We use a premium grade UV protecting polymer additive designed to absorb the sun's harmful rays and prevent any colour fade. After 17,500 hours in a laboratory weathering test, there was no visible change in either the physical appearance of the material, including colouration, or the brittleness of the polymer.
What is PE?
Polyurethane (PE), or the base material that we use for most artificial plants or screening, is renowned for its high tensile strength, elasticity and its ability to resist grease, solvents, chemicals and physical abrasion. These traits make it both economical to use in manufacturing and ideal for use in the garden where materials are likely to encounter all of these challenges. Aromatic TPUs, which make up the majority of polymers used in our products, stand up particularly well to these, as well as showing a high resistance to weathering caused by rain.
Where’s the problem then?
PE does have a tendency to discolour and become brittle when exposed to ultraviolet light for long periods of time. This can be a major drawback when designing products for the garden, especially for those to be used in direct sunlight. You may have noticed garden products that have faded from green to a blueish colour. Or perhaps you have seen your products slowly begin to perish, becoming brittle and broken around the edges. This is especially true if you have ever left an indoor product outside for too long, as they often contain none of the chemicals needed to strengthen plastics. As the treatment of plastics is expensive and somewhat complicated, there are companies that do not invest the time or money into ensuring your outdoor products are strong enough to last. The result is, you get a product that appears good quality when you get it, but 6 months down the line it is already showing signs of deterioration.

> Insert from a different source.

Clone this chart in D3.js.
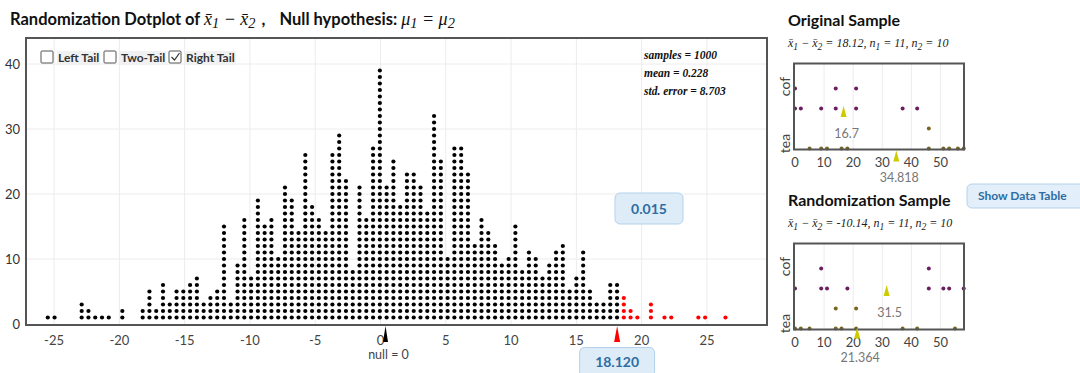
<!DOCTYPE html>
<html lang="en">
<head>
<meta charset="utf-8">
<title>Randomization Dotplot</title>
<script src="https://cdn.jsdelivr.net/npm/d3@7"></script>
<style>
  body { margin: 0; background: #fff; }
  svg text { font-family: Lato, "Open Sans", sans-serif; }
</style>
</head>
<body>
<script>
// ---- dotplot data: dots per column, first column index is firstCol
var firstCol = -49;
var colOrigin = -0.05, colWidth = 0.519;
var colCounts = [1,1,0,0,0,3,2,1,1,1,0,2,0,0,2,5,2,6,3,5,5,6,7,3,4,5,
  15,3,9,16,7,19,15,16,10,21,19,14,26,18,16,14,
  26,29,22,8,21,16,27,39,
  21,25,18,23,23,21,17,32,25,10,27,27,23,
  12,16,14,12,9,10,15,8,11,10,7,9,11,12,5,7,11,5,3,3,6,6,
  4,2,1,0,3,0,1,1,0,0,0,1,1,0,0,1];
var observed = 18.12, nullValue = 0;
var xTicks = [-25,-20,-15,-10,-5,0,5,10,15,20,25];
var yTicks = [0,10,20,30,40];
var statLines = ["samples = 1000", "mean = 0.228", "std. error = 8.703"];
var tailLabels = ["Left Tail", "Two-Tail", "Right Tail"];
var tailChecked = [false, false, true];
var pValue = "0.015";

// ---- small sample plots
var groups = ["cof", "tea"];
var smallTicks = [0,10,20,30,40,50];
var origCof = [0,0,2,9,14,14,21,21,37,42];
var origTea = [5,9,11,16,18,46,46,51,53,56,58];
var origMeans = [16.7, 34.818];
var origMeanText = ["16.7", "34.818"];
var randCof = [0,9,9,11,18,46,46,51,53,58];
var randTea = [0,2,5,14,14,16,21,21,37,42,55];
var randMeans = [31.5, 21.364];
var randMeanText = ["31.5", "21.364"];

var W = 1080, H = 373;
var SERIF = "'Liberation Serif', 'DejaVu Serif', serif";
var svg = d3.select("body").append("svg")
    .attr("width", W).attr("height", H);

// writes a mix of bold sans, italic serif and subscript pieces
function richText(t, parts, mathSize) {
  var shifted = false;
  parts.forEach(function(p) {
    var ts = t.append("tspan").text(p[0]);
    if (p[1] == "m" || p[1] == "s") {
      ts.style("font-family", SERIF).style("font-style", "italic").style("font-weight", "normal");
      if (mathSize) ts.attr("font-size", mathSize);
    }
    if (p[1] == "s") {
      ts.attr("font-size", mathSize ? mathSize * 0.8 : "0.8em").attr("dy", shifted ? 0 : 3);
      shifted = true;
    } else if (shifted) {
      ts.attr("dy", -3);
      shifted = false;
    }
    if (p[2]) ts.attr("dx", p[2]);
  });
}

// ---- main dotplot
var x = d3.scaleLinear().domain([-27.15, 29.6]).range([26, 767]);
var y = d3.scaleLinear().domain([0, 44]).range([324, 38]);

var title = svg.append("text").attr("x", 10).attr("y", 25)
  .attr("font-size", 16.5).attr("font-weight", "bold").attr("fill", "#111");
richText(title, [["Randomization Dotplot of ", "b"], ["x\u0304", "m"], ["1", "s"], [" \u2212 ", "m"],
  ["x\u0304", "m"], ["2", "s"], [" ,", "b", 2], ["Null hypothesis: ", "b", 14],
  ["\u03bc", "m"], ["1", "s"], [" = ", "m"], ["\u03bc", "m"], ["2", "s"]], 18);

svg.append("g").selectAll("line.gx").data(xTicks).enter().append("line")
  .attr("x1", d => x(d)).attr("x2", d => x(d)).attr("y1", y(44)).attr("y2", y(0))
  .attr("stroke", "#ececec");
svg.append("g").selectAll("line.gy").data(yTicks.slice(1)).enter().append("line")
  .attr("x1", x.range()[0]).attr("x2", x.range()[1]).attr("y1", d => y(d)).attr("y2", d => y(d))
  .attr("stroke", "#ececec");

svg.append("g").selectAll("text").data(yTicks).enter().append("text")
  .attr("x", 20).attr("y", d => y(d) + 5).attr("text-anchor", "end")
  .attr("font-size", 13).attr("fill", "#333").text(d => d);
svg.append("g").selectAll("text").data(xTicks).enter().append("text")
  .attr("x", d => x(d)).attr("y", 345).attr("text-anchor", "middle")
  .attr("font-size", 13).attr("fill", "#444").text(d => d);

var dots = [];
colCounts.forEach(function(c, i) {
  var v = colOrigin + (firstCol + i) * colWidth;
  for (var j = 1; j <= c; j++) dots.push({ v: v, n: j });
});
svg.append("g").selectAll("circle").data(dots).enter().append("circle")
  .attr("cx", d => x(d.v)).attr("cy", d => y(d.n)).attr("r", 2.1)
  .attr("fill", d => d.v >= observed ? "#ff0000" : "#000");

svg.append("rect").attr("x", 26).attr("y", 38).attr("width", 741).attr("height", 287)
  .attr("fill", "none").attr("stroke", "#555").attr("stroke-width", 2);

// tail checkboxes
var cb = svg.append("g");
var cbX = [41, 104, 169];
tailLabels.forEach(function(lab, i) {
  var bx = cbX[i];
  var t = cb.append("text").attr("x", bx + 17).attr("y", 62)
    .attr("font-size", 12).attr("font-weight", "bold").attr("fill", "#333").text(lab);
  var bb = t.node().getBBox();
  cb.insert("rect", "text").attr("x", bb.x - 1).attr("y", 51).attr("width", bb.width + 2).attr("height", 14)
    .attr("fill", "#f1f1f1");
  cb.append("rect").attr("x", bx).attr("y", 51).attr("width", 12).attr("height", 12)
    .attr("fill", "#fff").attr("stroke", "#555").attr("rx", 1);
  if (tailChecked[i])
    cb.append("path").attr("d", "M" + (bx + 2.5) + ",57 l3,3 l5,-7")
      .attr("fill", "none").attr("stroke", "#333").attr("stroke-width", 1.2);
});

// stats
svg.append("g").selectAll("text").data(statLines).enter().append("text")
  .attr("x", 644).attr("y", (d, i) => 59 + i * 18)
  .style("font-family", SERIF).style("font-style", "italic").style("font-weight", "bold")
  .attr("font-size", 11.5).attr("fill", "#111").text(d => d);

// markers
function spike(g, cx, top, h, w, color) {
  g.append("path").attr("d", "M" + cx + "," + top + "L" + (cx - w / 2) + "," + (top + h) + "L" + (cx + w / 2) + "," + (top + h) + "Z")
    .attr("fill", color);
}
spike(svg, x(nullValue) + 5, 326, 16, 5, "#000");
svg.append("text").attr("x", x(nullValue) + 8).attr("y", 359).attr("text-anchor", "middle")
  .attr("font-size", 12.5).attr("fill", "#444").text("null = " + nullValue);
spike(svg, x(observed), 326, 16, 6, "#ff0000");

function infoBox(cx, cy, w, h, txt) {
  svg.append("rect").attr("x", cx - w / 2).attr("y", cy - h / 2).attr("width", w).attr("height", h)
    .attr("rx", 5).attr("fill", "#deecf8").attr("stroke", "#b3d1ec");
  svg.append("text").attr("x", cx).attr("y", cy + 5).attr("text-anchor", "middle")
    .attr("font-size", 14).attr("font-weight", "bold").attr("fill", "#2d6da3").text(txt);
}
infoBox(649, 208.5, 68, 31, pValue);
infoBox(x(observed), 362, 75, 29, observed.toFixed(3));

// ---- small plots
var sx = d3.scaleLinear().domain([-0.35, 58.1]).range([794, 964]);
var rowBase = d3.scaleOrdinal().domain(groups).range([45, 85]);
var labelOff = d3.scaleOrdinal().domain(groups).range([23, 80]);
var colors = d3.scaleOrdinal().domain(groups).range(["#6b1e5f", "#776520"]);

function smallPlot(top, titleText, sub, cof, tea, means, meanText, tipShift, labShift) {
  var g = svg.append("g");
  g.append("text").attr("x", 788).attr("y", top - 38).attr("font-size", 16).attr("font-weight", "bold")
    .attr("fill", "#111").text(titleText);
  var st = g.append("text").attr("x", 788).attr("y", top - 17).attr("font-size", 12).attr("fill", "#222");
  richText(st, sub);

  g.selectAll("line").data(smallTicks.slice(1)).enter().append("line")
    .attr("x1", d => sx(d)).attr("x2", d => sx(d)).attr("y1", top).attr("y2", top + 86)
    .attr("stroke", "#ececec");
  g.append("g").selectAll("text").data(smallTicks).enter().append("text")
    .attr("x", d => sx(d)).attr("y", top + 103.5).attr("text-anchor", "middle")
    .attr("font-size", 13).attr("fill", "#444").text(d => d);
  groups.forEach(function(grp) {
    g.append("text").attr("transform", "translate(790," + (top + labelOff(grp)) + ") rotate(-90)")
      .attr("text-anchor", "middle").attr("font-size", 14).attr("fill", "#444").text(grp);
  });

  var pts = [];
  [cof, tea].forEach(function(vals, gi) {
    var seen = {};
    vals.forEach(function(v) {
      seen[v] = (seen[v] || 0) + 1;
      pts.push({ g: groups[gi], v: v, k: seen[v] - 1 });
    });
  });
  g.append("g").selectAll("circle").data(pts).enter().append("circle")
    .attr("cx", d => sx(d.v)).attr("cy", d => top + rowBase(d.g) - d.k * 20).attr("r", 2)
    .attr("fill", d => colors(d.g));

  g.append("rect").attr("x", 794).attr("y", top).attr("width", 170).attr("height", 86)
    .attr("fill", "none").attr("stroke", "#555").attr("stroke-width", 2);

  means.forEach(function(m, i) {
    var base = top + rowBase(groups[i]) + tipShift[i];
    spike(g, sx(m), base, 11, 6, "#cccc00");
    g.append("text").attr("x", sx(m) + 3).attr("y", base + labShift[i]).attr("text-anchor", "middle")
      .attr("font-size", 12.5).attr("fill", "#777").text(meanText[i]);
  });
}

smallPlot(63.5, "Original Sample",
  [["x\u0304", "m"], ["1", "s"], [" \u2212 ", "m"], ["x\u0304", "m"], ["2", "s"], [" = 18.12, n", "m"], ["1", "s"],
   [" = 11, n", "m"], ["2", "s"], [" = 10", "m"]], origCof, origTea, origMeans, origMeanText, [-2.5, 2], [31.5, 31]);
smallPlot(243.5, "Randomization Sample",
  [["x\u0304", "m"], ["1", "s"], [" \u2212 ", "m"], ["x\u0304", "m"], ["2", "s"], [" = -10.14, n", "m"], ["1", "s"],
   [" = 11, n", "m"], ["2", "s"], [" = 10", "m"]], randCof, randTea, randMeans, randMeanText, [-3.5, -1], [31.5, 34.5]);

// button
svg.append("rect").attr("x", 967).attr("y", 184).attr("width", 120).attr("height", 24).attr("rx", 5)
  .attr("fill", "#e2eef9").attr("stroke", "#b5d2ec");
svg.append("text").attr("x", 978).attr("y", 200).attr("font-size", 12).attr("font-weight", "bold")
  .attr("fill", "#2d6da3").text("Show Data Table");
</script>
</body>
</html>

Tell me more about the chemistry
Urethanes are susceptible to free radical pathways induced by ultraviolet light. Without delving into the organic chemistry too deeply, the energy from the UV light splits Chlorine [CL2] molecules, leaving two chlorine “free radicals”, with an electron deficiency, raring to bind to the nearest molecule it can find. Within polymers, the weak bonds of the hydrocarbon chain make an easy target. The chlorine radical pulls it apart, snatches a hydrogen atom, and disappears into the distance in a cloud of hydrochloric acid, leaving behind a broken home of a hydrocarbon chain: Polarized, weakened and susceptible to further degradation.
In plastics, this leads to the breakdown of the pigments that give it colour. And reds and greens are particularly affected, which is why you often see fade in these colours. Yellows do very well - you may notice if you go to a hot country like spain, along with white plastics, they use yellow a lot in their awnings and umbrellas etc. to prevent this fade.
How we solve the problem
We add UV stabilizing chemicals to our PE - approximately 3% of the material is made up by this stabiliser. The stabilizer acts to absorb the energy from the UV light, so preventing it from radicalizing the molecules within the plastic. This is very effective at preventing the deterioration caused by light and after extensive testing, we found 3% to be an optimal level to increase the longevity of our products. There is now no fade of colour, even greens, after the equivalent of two years weathering carried out in a specialist weathering facility. There was also no degradation of the mechanical properties of the material, with no increase in brittleness or decrease in pre tensile strength. We believe this provides us with a material superior to most on the market, enabling you to enjoy your products for longer.